The Carbon Storage Group first characterized the most likely modes of leakage, using their initial models of CO2 in geological reservoirs. As injected supercritical CO2 moves horizontally, some will become sequestered more or less permanently, because it will dissolve or become trapped physically. CO2 that escapes from the reservoir will do so when the moving front encounters an end to the capping formation or a conduit such as a fault or an old well with a failed concrete seal. The material will then migrate upward, spreading horizontally as it moves, until it encounters another relatively impermeable layer, and the whole process will begin again. Thus, a fraction of the material injected into a reservoir will never escape, the remaining fraction will escape with some distribution of time lags, and both the permanently retained fraction and the distribution of time lags will differ from reservoir to reservoir.
The Carbon Science Group has taken this characterization and integrated it into global models of the regulation of future atmospheric CO2. As reported above and at the CMI website, these models show that limits on the rate of leakage are much less restrictive than anticipated in our original proposal. In other words, a reduction of future atmospheric CO2 by 200 or 300 ppm should be possible even with initial average leakage rates between 1% and 10% per year.
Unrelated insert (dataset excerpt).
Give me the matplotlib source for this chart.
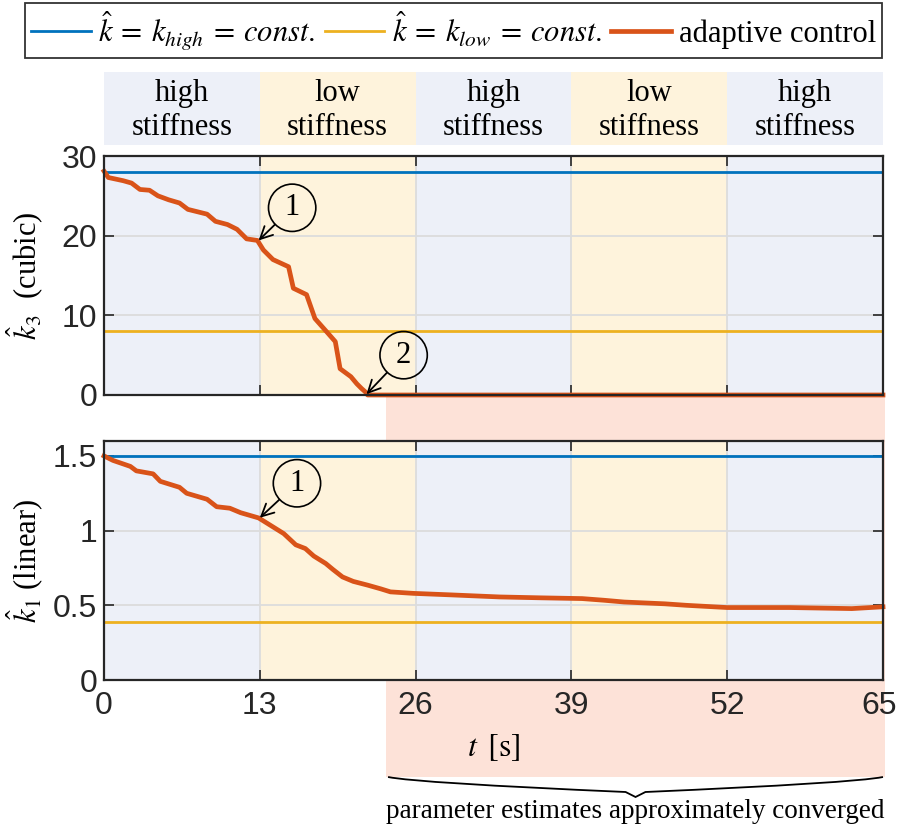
import numpy as np
import matplotlib
matplotlib.use('Agg')
import matplotlib.pyplot as plt
from matplotlib.lines import Line2D
from matplotlib.patches import Rectangle, PathPatch
from matplotlib.path import Path
import matplotlib.transforms as mtrans

# ---------------- data ----------------
phase_edges = [0, 13, 26, 39, 52, 65]
phase_labels = ['high\nstiffness', 'low\nstiffness', 'high\nstiffness',
                'low\nstiffness', 'high\nstiffness']
phase_kind = ['high', 'low', 'high', 'low', 'high']
x_ticks = [0, 13, 26, 39, 52, 65]
k3_ticks = [0, 10, 20, 30]
k1_ticks = [0, 0.5, 1, 1.5]
k1_ticklabels = ['0', '0.5', '1', '1.5']

k3_high = 28.0
k3_low = 8.0
k1_high = 1.5
k1_low = 0.39

t_k3 = [0, 0.36, 1.6, 2.3, 3.0, 3.8, 4.5, 5.4, 6.3, 7.0, 8.6, 9.3, 10.3, 11.1,
        11.9, 12.8, 13.3, 14.1, 15.4, 15.8, 16.9, 17.6, 18.6, 19.3, 19.7, 20.6,
        21.1, 21.5, 21.8, 22.0, 65.0]
k3_adapt = [28.1, 27.3, 26.9, 26.6, 25.8, 25.7, 25.0, 24.5, 24.1, 23.3, 22.7,
            21.8, 21.4, 20.8, 19.6, 19.4, 18.2, 17.0, 16.1, 13.4, 12.6, 9.6,
            7.9, 6.7, 3.3, 2.3, 1.4, 0.8, 0.4, 0.0, 0.0]

t_k1 = [0, 0.75, 2.2, 2.7, 4.1, 4.7, 6.3, 6.9, 8.6, 9.4, 10.5, 11.4, 12.9,
        13.6, 15.0, 16.0, 16.8, 17.5, 18.5, 19.1, 19.9, 20.8, 22.0, 23.1, 23.9,
        25.8, 28.9, 33.0, 36.5, 39.9, 41.7, 43.4, 46.8, 48.6, 52.0, 57.2, 62.4,
        65.0]
k1_adapt = [1.50, 1.47, 1.43, 1.40, 1.38, 1.33, 1.29, 1.25, 1.21, 1.16, 1.15,
            1.12, 1.085, 1.05, 0.98, 0.905, 0.88, 0.83, 0.78, 0.74, 0.69, 0.66,
            0.635, 0.61, 0.59, 0.58, 0.57, 0.556, 0.55, 0.545, 0.534, 0.522,
            0.51, 0.50, 0.485, 0.485, 0.478, 0.49]

t_converged = 23.5

# annotations: (label, tip t, tip value, circle t, circle value)
ann_k3 = [('1', 12.9, 19.4, 15.7, 23.5), ('2', 21.9, 0.1, 25.0, 5.0)]
ann_k1 = [('1', 13.0, 1.086, 16.1, 1.317)]

legend_labels = [r'$\hat{k}\:=\:k_{high}\:=\:const.$',
                 r'$\hat{k}\:=\:k_{low}\:=\:const.$',
                 'adaptive control']

# ---------------- style ----------------
C_BLUE = '#0072BD'
C_YEL = '#EDB120'
C_ORG = '#D95319'
BG = {'high': '#EDF0F8', 'low': '#FEF3DC'}
PINK = '#FDE2D8'
AXC = '#262626'

plt.rcParams['font.family'] = ['Liberation Serif', 'DejaVu Serif']
plt.rcParams['mathtext.fontset'] = 'stix'
SER = 22
TICKFONT = dict(family=['Liberation Sans', 'DejaVu Sans'], size=23)

fig = plt.figure(figsize=(8.99, 8.25), dpi=100)

L, W = 104 / 899, (883 - 104) / 899


def fy(px):
    return 1 - px / 825


# strip with phase labels
ax0 = fig.add_axes([L, fy(145), W, fy(72) - fy(145)])
ax0.set_xlim(0, 65)
ax0.set_ylim(0, 1)
ax0.axis('off')
for i, lab in enumerate(phase_labels):
    a, b = phase_edges[i], phase_edges[i + 1]
    ax0.axvspan(a, b, color=BG[phase_kind[i]], lw=0)
    ax0.text((a + b) / 2, 0.47, lab, ha='center', va='center', fontsize=SER,
             linespacing=1.2)

ax1 = fig.add_axes([L, fy(395), W, fy(156) - fy(395)])
ax2 = fig.add_axes([L, fy(680), W, fy(441) - fy(680)])

for ax in (ax1, ax2):
    for i in range(len(phase_kind)):
        ax.axvspan(phase_edges[i], phase_edges[i + 1], color=BG[phase_kind[i]],
                   lw=0, zorder=0)
    ax.set_xlim(0, 65)
    ax.set_xticks(x_ticks)
    ax.grid(True, color='#DCDCDC', lw=1.3, zorder=0.5)
    ax.set_axisbelow(True)
    ax.tick_params(direction='in', top=True, right=True, length=7, width=1.2,
                   colors=AXC, labelcolor=AXC)
    ax.tick_params(axis='x', pad=8)
    ax.tick_params(axis='y', pad=5)
    for s in ax.spines.values():
        s.set_linewidth(1.6)
        s.set_color(AXC)
        s.set_zorder(5)

ax1.set_ylim(0, 30)
ax1.set_yticks(k3_ticks)
ax1.set_xticklabels([])
ax1.axhline(k3_high, color=C_BLUE, lw=2, zorder=3)
ax1.axhline(k3_low, color=C_YEL, lw=2, zorder=3)
ax1.plot(t_k3, k3_adapt, color=C_ORG, lw=3.4, zorder=4, clip_on=False,
         solid_joinstyle='round')
ax1.set_ylabel(r'$\hat{k}_3$  (cubic)', fontsize=SER)
ax1.yaxis.set_label_coords(-0.074, 0.5)

ax2.set_ylim(0, 1.6)
ax2.set_yticks(k1_ticks)
ax2.set_yticklabels(k1_ticklabels)
ax2.axhline(k1_high, color=C_BLUE, lw=2, zorder=3)
ax2.axhline(k1_low, color=C_YEL, lw=2, zorder=3)
ax2.plot(t_k1, k1_adapt, color=C_ORG, lw=3.4, zorder=4, clip_on=False,
         solid_joinstyle='round')
ax2.set_ylabel(r'$\hat{k}_1$ (linear)', fontsize=SER)
ax2.yaxis.set_label_coords(-0.074, 0.5)
ax2.set_xlabel(r'$t\ \,[\mathrm{s}]$', fontsize=SER + 1, labelpad=8)

for ax in (ax1, ax2):
    for lab in ax.get_xticklabels() + ax.get_yticklabels():
        lab.set_fontfamily(TICKFONT['family'])
        lab.set_fontsize(TICKFONT['size'])

# keep the last x tick label inside the canvas
last = ax2.get_xticklabels()[-1]
last.set_transform(last.get_transform() +
                   mtrans.ScaledTranslation(-4 / 100, 0, fig.dpi_scale_trans))

for ax, anns in ((ax1, ann_k3), (ax2, ann_k1)):
    for lab, tx, ty, cx, cy in anns:
        ax.annotate(lab, xy=(tx, ty), xytext=(cx, cy), fontsize=SER,
                    ha='center', va='center', zorder=6,
                    bbox=dict(boxstyle='circle,pad=0.3', fc='none', ec='k',
                              lw=1.2),
                    arrowprops=dict(arrowstyle='->', color='k', lw=1.3,
                                    shrinkA=0, shrinkB=0, mutation_scale=22))

# converged region (behind axes)
tr = mtrans.blended_transform_factory(ax2.transData, fig.transFigure)
y_top = fy(395)
y_bot = fy(777)
rect = Rectangle((t_converged, y_bot), 65.15 - t_converged, y_top - y_bot,
                 transform=tr, color=PINK, lw=0, zorder=-1)
fig.patches.append(rect)

# brace
x0, x1 = t_converged + 0.2, 65.0
xm = (x0 + x1) / 2
Lb = x1 - x0
verts = [(x0, fy(777)), (x0 + 0.06 * Lb, fy(783)), (xm - 0.02 * Lb, fy(792)),
         (xm, fy(797)),
         (xm + 0.02 * Lb, fy(792)), (x1 - 0.06 * Lb, fy(783)), (x1, fy(777))]
codes = [Path.MOVETO, Path.CURVE3, Path.CURVE3, Path.LINETO, Path.LINETO,
         Path.CURVE3, Path.CURVE3]
brace = PathPatch(Path(verts, codes), transform=tr, fc='none', ec='k', lw=1.3)
fig.patches.append(brace)
fig.text(xm, fy(811), 'parameter estimates approximately converged',
         transform=tr, ha='center', va='center', fontsize=19.5)

# legend
handles = [Line2D([], [], color=C_BLUE, lw=2),
           Line2D([], [], color=C_YEL, lw=2),
           Line2D([], [], color=C_ORG, lw=3.4)]
leg = fig.legend(handles, legend_labels, loc='upper center',
                 bbox_to_anchor=((24 + 883) / 2 / 899, fy(3)), ncol=3,
                 frameon=True, fancybox=False, edgecolor='k', fontsize=SER,
                 handlelength=1.95, handletextpad=0.25, columnspacing=0.3,
                 borderaxespad=0, borderpad=0.2)
leg.get_frame().set_linewidth(1.3)

fig.savefig('out.png', dpi=100)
Not surprisingly, a critical parameter turns out to be the fraction of injected CO2, on average, that becomes chemically or physically trapped. The Carbon Storage Group is working on establishing the value of this fraction. The Capture and Storage Groups, jointly, are extending the work for situations where sulfur is co-sequestered, exploring the implications of larger leaks of H2S or SO2 implied by larger than expected limits on CO2 leaks, and searching for ways to increase the dissolution of CO2, SO2, and H2S in saline aquifers. For the Policy Group, the beneficial effect of heterogeneity is an instance where uncertainty has positive economic value.